By Nina Tabios
Before Peter Schifrin was building larger-than-life sculptures in various parts of the country, he once was an elite fencer competing for the U.S. Olympic team at the 1984 Summer Games in Los Angeles.
The team placed 12th that year. It was an indicator that Schifrin’s time with fencing—he spent nearly a decade competing for world and national cups—was over and shortly after, the instructor at Academy of Art University turned his attention to building out a career in sculpture. But almost 40 years later, Schifrin received another shot at an Olympic honor.
Earlier this summer, Schifrin packed and shipped away a monumental sculpture to the new U.S. Olympic & Paralympic Museum in Colorado Springs. Schifrin’s creation, a six-foot-tall, 400-pound bronze behemoth titled “Olympus Within,” will greet guests at the newly opened 60,000-square-foot interactive museum where they can learn about the Olympians and Paralympians that competed for Team USA throughout history. As it stands next to the museum, Schifrin hopes all guests, athletes and non-athletes alike, will feel inspired by the sculpture.

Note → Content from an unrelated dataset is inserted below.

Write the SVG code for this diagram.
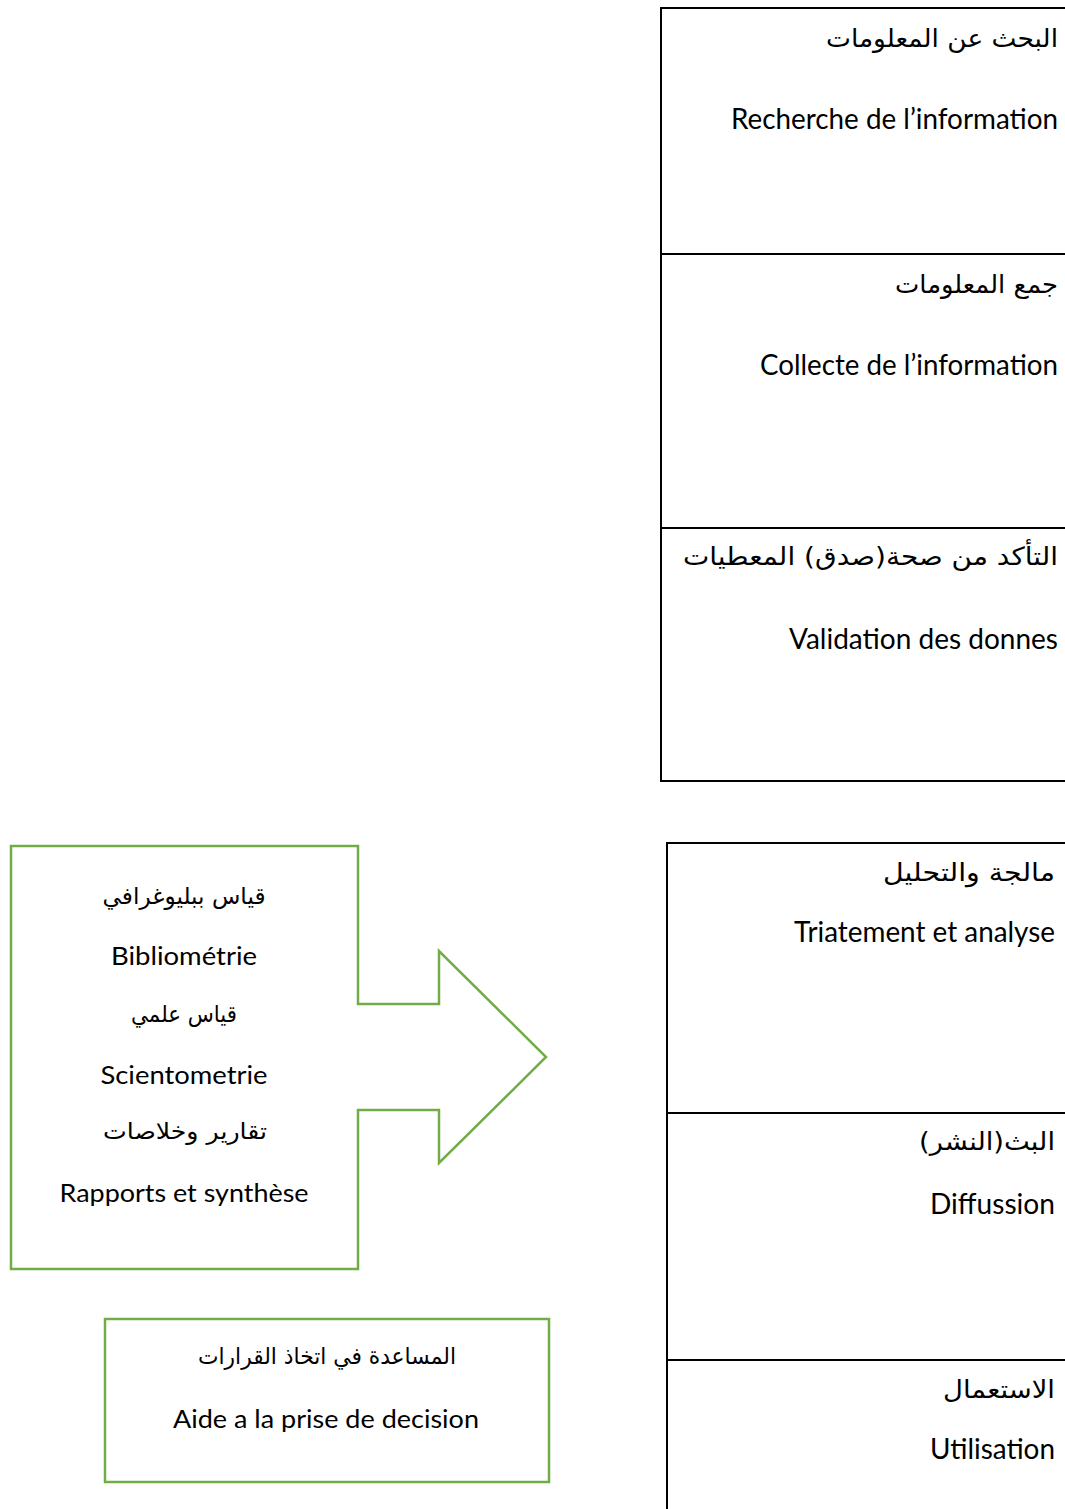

“The role of this monument was to inspire. It’s to remind people you can do better, you can be better, follow that dream and be the powerful person you are inside,” Schifrin said from his home in Santa Rosa. “Not everyone is an Olympian, but everyone has within them that desire to be excellent in something.”
The museum was designed by award-winning architect Liz Diller, whose concept takes after the grace and movement of a discus thrower. Inspired, Schifrin decided to model “Olympus Within” after his idol, the great Al Oerter, who wasn’t just a four-time gold medalist from 1956 to 1968, but was an athlete turned artist too. In fact, it was Oerter’s wife Cathy, who reached out to Schifrin with the opportunity. It was definitely one of the most serendipitous commissions of his career, to date.
“[Oerter] really believed [in] the principles guiding Olympism, or being an Olympian, that idea of discipline, focus, and passion,” Schifrin said. “So many of those things that an athlete who performs well needs, [such as] having goals and sticking with it, are similar to the same principles that an artist needs. There’s a lot of things in common.”
Instead of creating the form after his physical likeness, Schifrin wanted to emulate Oerter’s performance. He wanted to capture Oerter’s essence and sheer might. “They do this kind of spin, [it’s a] dance and throw that Olympic discus throwers do, and I made these energetic, three-dimensional sketches that look very spontaneous,” Schifrin said. He put together three different 12-inch clay models for the museum to choose from, and it was a no-brainer that they selected the mid-throw pose.
“It’s not meant to be a portrait of Al Oerter, it’s meant to be inspired by his movement, his power,” he continued. “I was trying to create a heroic scale, this idea of human energy contained and your potential, like what you could be.”
Schifrin found sculpture in high school, when one of his teachers encouraged him to keep trying even though, like most beginners, he struggled at first. He liked working with his hands and when he wasn’t competing as a four-time NCAA All-American for San Jose State University, Schifrin was sculpting. Compared to the rigors of the sport, he felt a different kind of joy in this pursuit. Art was fun—it allowed him to be expressive; it was play as opposed to competition.
But when he was finally able to give art his full attention, the transition from an athlete to an artist wasn’t always easy. After he completed his bachelor’s degree, Schifrin enrolled at Boston University for the master’s program in sculpture. Just like in sports, there were doubters and naysayers as Schifrin chipped away at school. But he kept at it, eventually getting commissions for public and private collections from the Bay Area to New York. In 2017, Schifrin and David Duskin, his fellow sculptor and Academy M.F.A. fine art—sculpture alumnus, were hired to create a life-size bronze monument of TV producer and political activist Norman Lear—which stands in downtown Boston at Emerson College.
Now, as a teacher, Schifrin hopes to impart his experiences as an athlete and artist to his students. The biggest lesson from his two careers? Master the rules so you can break them.
“We’re given rules, some structure, and these principles. But guess what, you’re going to have to make your own [because] that’s what artists do,” he said. For student-athletes at the Academy, Schifrin relayed that the lessons he learned from physical discipline gave him the confidence to trust his path and vision. “When you make that painting, no one has ever made that painting. When you jump that new height or hurdle record or the high jump record, no one has ever done that before. You’re taking risks and you have to trust yourself.”
“Athletes are performers and you get to watch them perform. But the famous painter Chuck Close said, ‘Every painting is a performance too,’” Schifrin said. “You just don’t get to see the performance.”